Sunday, June 11, 2023

60's Asian Horror Part Ten - Yokai Monsters

YOKAI MONSTERS: 100 MONSTERS
(1968)
Dir - Kimiyoshi Yasuda
Overall: MEH
 
The first in Daiei Film's Yokai Monsters trilogy, Yokai Monsters: 100 Monsters, (Yōkai Hyaku Monogatari, One Hundred Yōkai Tales), unfortunately features too little of its title folklore spirits to be of much interest.  Tetsurō Yoshida's screenplay is straightforward enough involving greedy landowners who intend to tear down a local shrine in order to set up a brothel; said landowner and his goons disrespecting a Hyakumonogatari Kaidankai ceremony and inadvertently unleashing a swarm of yōkai entities who drive them to madness and death.  The Kasa-obake umbrella ghost, a long-necked rokurokubi apparition, and a giant, cackling witch lady face in the sky all make memorable, startling appearances that are equal parts creepy, strange, and humorous, particularly the umbrella creature who appears as both an adorable puppet and an animated drawing interacting with the physical scenery.  Human character wise, they are one-note and less interesting with a smirking, noble samurai, a dim-witted man-child, melodramatic women and old men, and cold, gangster-like villains.

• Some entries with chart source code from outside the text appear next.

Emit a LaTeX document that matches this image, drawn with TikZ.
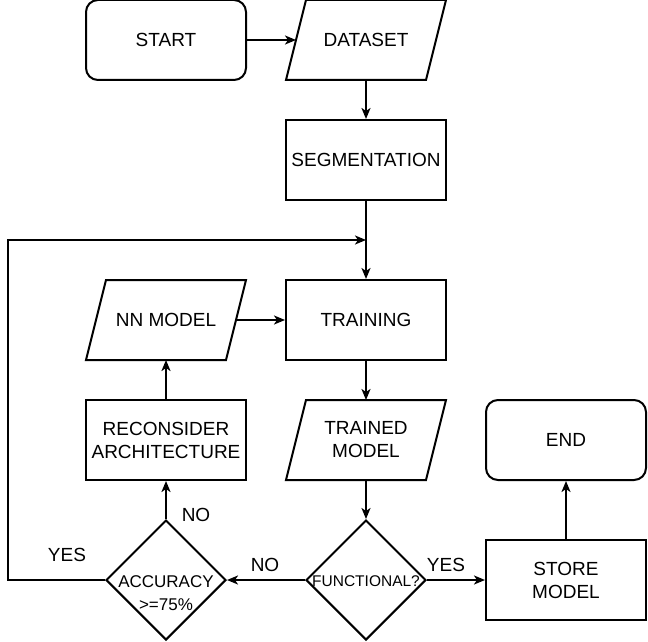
\documentclass[tikz,border=0pt]{standalone}
\usepackage{fontspec}
\setmainfont{Liberation Sans}
\usetikzlibrary{shapes.geometric,arrows.meta}
\newcommand\ioshape[1]{\draw[ioline] ([xshift=10pt]#1.north west) -- ([xshift=10pt]#1.north east) -- ([xshift=-10pt]#1.south east) -- ([xshift=-10pt]#1.south west) -- cycle;}
\begin{document}
\begin{tikzpicture}[x=1pt,y=-1pt,
 base/.style={draw, line width=2pt, font=\fontsize{19}{23}\selectfont, align=center, inner sep=0pt},
 term/.style={base, rectangle, rounded corners=12pt, minimum width=160pt, minimum height=80pt},
 proc/.style={base, rectangle, minimum width=160pt, minimum height=80pt},
 io/.style={base, draw=none, rectangle, outer sep=0pt, minimum width=140pt, minimum height=80pt},
 ioline/.style={draw, line width=2pt, line join=miter},
 dec/.style={base, diamond, minimum width=120pt, minimum height=120pt},
 dectext/.style={font=\fontsize{15.5}{23}\selectfont, align=center, inner sep=0pt},
 arr/.style={line width=2pt, -{Stealth[length=11pt,width=9pt,inset=3pt]}},
 lbl/.style={font=\fontsize{19}{21}\selectfont, inner sep=0pt}
]
\useasboundingbox (0,0) rectangle (648,642);
\node[term] (start) at (166,40) {START};
\node[io] (data) at (366,40) {DATASET};
\node[proc] (seg) at (366,160) {SEGMENTATION};
\node[proc] (train) at (366,320) {TRAINING};
\node[io] (nn) at (166,320) {NN MODEL};
\node[proc] (recon) at (166,440) {RECONSIDER\\ARCHITECTURE};
\node[io] (tm) at (366,440) {TRAINED\\MODEL};
\node[term] (end) at (566,440) {END};
\node[dec] (func) at (366,580) {};
\node[dectext] (functext) at (366,581) {FUNCTIONAL?};
\node[dec] (acc) at (166,580) {};
\node[dectext, font=\fontsize{17}{23}\selectfont] (acctext) at (166,593) {ACCURACY\\>=75\%};
\node[proc] (store) at (566,580) {STORE\\MODEL};
\ioshape{data}
\ioshape{nn}
\ioshape{tm}
\coordinate (lc) at (8,240);
\coordinate (lt) at (366,240);

\draw[arr] (start) -- (data);
\draw[arr] (data) -- (seg);
\draw[arr] (seg) -- (train);
\draw[arr] (nn) -- (train);
\draw[arr] (train) -- (tm);
\draw[arr] (tm) -- (func);
\draw[arr] (func) -- (store);
\draw[arr] (func) -- (acc);
\draw[arr] (store) -- (end);
\draw[arr] (acc) -- (recon);
\draw[arr] (recon) -- (nn);
\draw[arr] (acc.west) -| (lc) -- (lt);

\node[lbl] (l1) at (196,515) {NO};
\node[lbl] (l2) at (67,555) {YES};
\node[lbl] (l3) at (265,565) {NO};
\node[lbl] (l4) at (446,565) {YES};
\end{tikzpicture}
\end{document}
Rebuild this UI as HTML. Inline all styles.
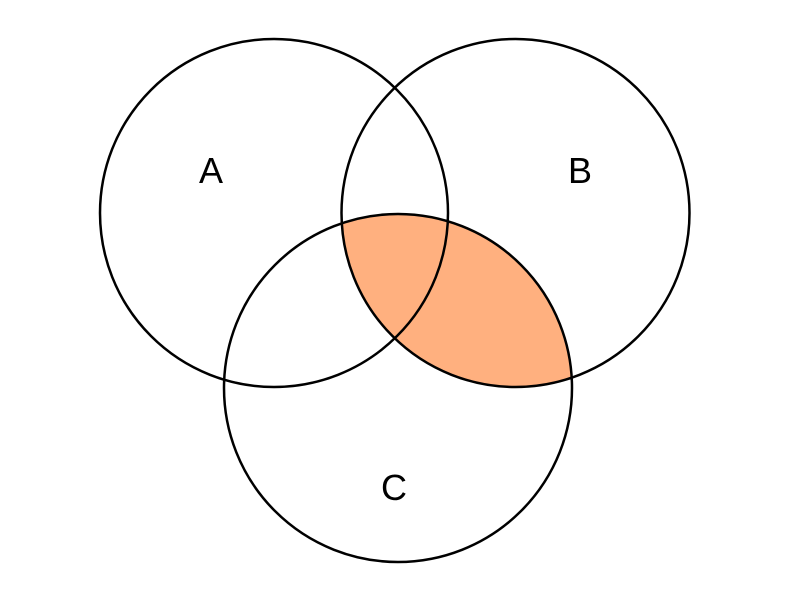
<!DOCTYPE html>
<html><head><style>body{margin:0;background:#fff}svg{display:block}</style></head><body>
<svg width="800" height="600" xmlns="http://www.w3.org/2000/svg">
<defs><clipPath id="cb"><circle cx="515.5" cy="213" r="174"/></clipPath></defs>
<rect width="800" height="600" fill="#fff"/>
<circle cx="398" cy="388" r="174" fill="#FFB07F" clip-path="url(#cb)"/>
<g fill="none" stroke="#000" stroke-width="2.5">
<circle cx="274" cy="213" r="174"/>
<circle cx="515.5" cy="213" r="174"/>
<circle cx="398" cy="388" r="174"/>
</g>
<g font-family="Liberation Sans, sans-serif" font-size="36" text-anchor="middle">
<text x="211" y="183">A</text>
<text x="580" y="183">B</text>
<text x="394" y="500">C</text>
</g>
</svg>
</body></html>
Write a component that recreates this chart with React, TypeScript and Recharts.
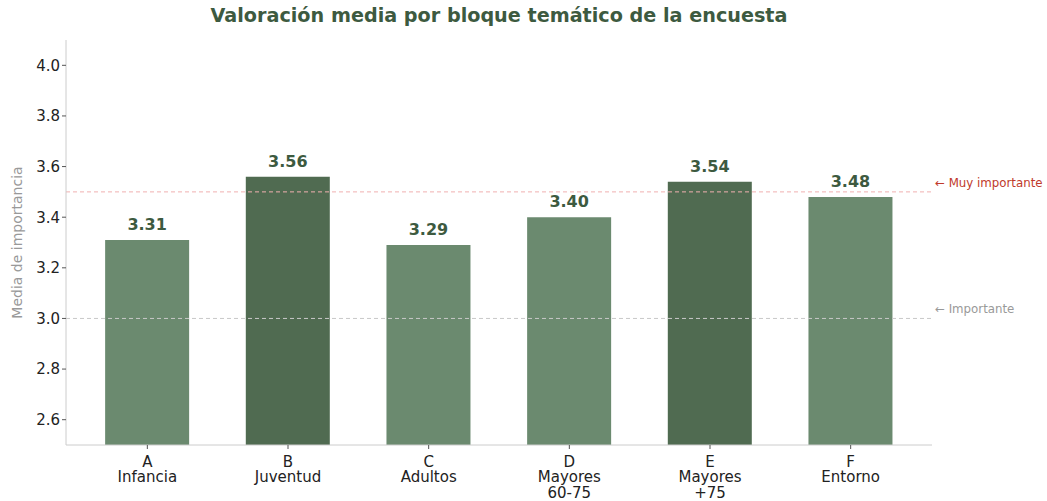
import { BarChart, Bar, XAxis, YAxis, ReferenceLine, Cell, LabelList } from 'recharts';

const categories = ['A\nInfancia', 'B\nJuventud', 'C\nAdultos', 'D\nMayores\n60-75', 'E\nMayores\n+75', 'F\nEntorno'];
const means = [3.31, 3.56, 3.29, 3.40, 3.54, 3.48];
const yTicks = [2.6, 2.8, 3.0, 3.2, 3.4, 3.6, 3.8, 4.0];
const thresholds = [
  { value: 3.5, label: '← Muy importante', color: '#c0392b', line: '#f0b0b0' },
  { value: 3.0, label: '← Importante', color: '#999999', line: '#c8c8c8' },
];

const LIGHT = '#6b8a6f';
const DARK = '#506b51';
const FONT = 'DejaVu Sans, sans-serif';

const data = categories.map((c, i) => ({ name: c, media: means[i] }));

const CatTick = (props: any) => {
  const { x, y, payload } = props;
  const lines = String(payload.value).split('\n');
  return (
    <g transform={`translate(${x},${y})`}>
      {lines.map((l, i) => (
        <text key={i} x={0} y={16 + i * 15.3} textAnchor="middle" fontSize={15} fill="#222" fontFamily={FONT}>{l}</text>
      ))}
    </g>
  );
};

const sideLabel = (text: string, color: string) => (props: any) => {
  const { viewBox } = props;
  return (
    <text x={viewBox.x + viewBox.width + 3} y={viewBox.y - 5} fontSize={11.8} fill={color} fontFamily={FONT}>{text}</text>
  );
};

const yLabel = (props: any) => {
  const { viewBox } = props;
  const cy = viewBox.y + viewBox.height / 2;
  return (
    <text x={17} y={cy} transform={`rotate(-90, 17, ${cy})`} textAnchor="middle" dominantBaseline="central"
      fontSize={14} fill="#999" fontFamily={FONT}>Media de importancia</text>
  );
};

export default function App() {
  return (
    <div style={{ position: 'fixed', top: 0, left: 0, width: 1047, height: 501, background: '#fff' }}>
      <BarChart width={1047} height={501} data={data} margin={{ top: 40, right: 115, bottom: 0, left: 0 }} barCategoryGap="20%">
        <XAxis dataKey="name" interval={0} tick={<CatTick />} height={56} padding={{ left: 11, right: 11 }}
          axisLine={{ stroke: '#cccccc' }} tickLine={{ stroke: '#555' }} tickSize={4} />
        <YAxis domain={[2.5, 4.1]} ticks={yTicks} allowDataOverflow width={66} tickFormatter={(v: number) => v.toFixed(1)}
          tick={{ fontSize: 15, fill: '#222', fontFamily: FONT }} axisLine={{ stroke: '#cccccc' }} tickLine={{ stroke: '#555' }} tickSize={4}
          label={yLabel} />
        {thresholds.map(t => (
          <ReferenceLine key={t.value} y={t.value} stroke={t.line} strokeDasharray="4 3" label={sideLabel(t.label, t.color)} />
        ))}
        <Bar dataKey="media" isAnimationActive={false}>
          {data.map((d, i) => <Cell key={i} fill={d.media >= 3.5 ? DARK : LIGHT} />)}
          <LabelList dataKey="media" position="top" offset={10} formatter={(v: any) => Number(v).toFixed(2)}
            style={{ fontSize: 16, fontWeight: 700, fill: '#3d5a40', fontFamily: FONT }} />
        </Bar>
      </BarChart>
      <div style={{ position: 'absolute', top: 4, left: 66, width: 866, zIndex: 2, textAlign: 'center', fontFamily: FONT, fontWeight: 700, fontSize: 19.2, color: '#3d5a40' }}>
        Valoración media por bloque temático de la encuesta
      </div>
    </div>
  );
}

YOKAI MONSTERS: SPOOK WARFARE
(1968)
Dir - Yoshiyuki Kuroda
Overall: GOOD
 
Following the success of the previous Yokai Monsters: 100 Monsters which was released earlier in the same year, Daiei Films made Yokai Monsters: Spook Warfare, (Yōkai Daisensō, The Great Yokai War), which is an overall better installment while adhering to a more family-friendly tone.  That said, there is still a fair amount of bright red bloodshed and things like vampire neck bites and eyeballs getting punctured which will appease those who are not fully on board with a purely watered-down tone.  Yoshiyuki Kuroda steps in as director and keeps up an agreeable pace which is benefited by a narrative emphasis on the actual folkoric monsters of the title as opposed to the plight of the human characters, though both are present.  A few of the creatures from the first film make an appearance as well as a slew of others, all of whom have speaking roles save for famous Kasa-obake; a creature who Chewbacas its dialog with licky noises on account of its prolonged tongue.  The main drive is the antagonistic relationship between the Babylonian entity Daimon and Japan's mythical immortals, the latter of which team up in greater numbers to ultimately defeat their nasty adversary who is like a cross between Doctor Who's Ice Warriors and a vampire.

YOKAI MONSTERS: ALONG WITH GHOSTS
(1969)
Dir - Kimiyoshi Yasuda/Yoshiyuki Kuroda
Overall: MEH

Daiei Film's Yokai Monsters trilogy ended on a lackluster note with Yokai Monsters: Along with Ghosts, (Tōkaidō Obake Dōchū, The Haunted Journey Along Tokaido), the most strikingly different and uninteresting one of the lot.  Returning screenwriter Tetsurō Yoshida joins both of the previous movie's directors Kimiyoshi Yasuda and Yoshiyuki Kuroda sharing duties here, each of whom were behind the lens on one of the previous installments by themselves.  Their powers combined are unequipped to elevate the material itself which avoids redundancy at the cost of limiting the supernatural entity's appearances to a scant few in place of a monotonous story involving a seven year old girl on the run from bandits in search of her father.  As is common with other Edo period-set Japanese films, this has the feel of American and Italian Westerns, featuring a musical score and plot that would fit right at home with such movies.  None of the familiar yokai folklore spirits make an appearance here and the ones that do emerge show up in an arbitrary fashion and lack the combined weirdness and spooky nature that fans of 100 Monsters and Spook Warefare has come to expect.  Well, even if one of them is a heap of rocks with an eyeball and another has a Ray Stanz via Vigo the Carpathian head.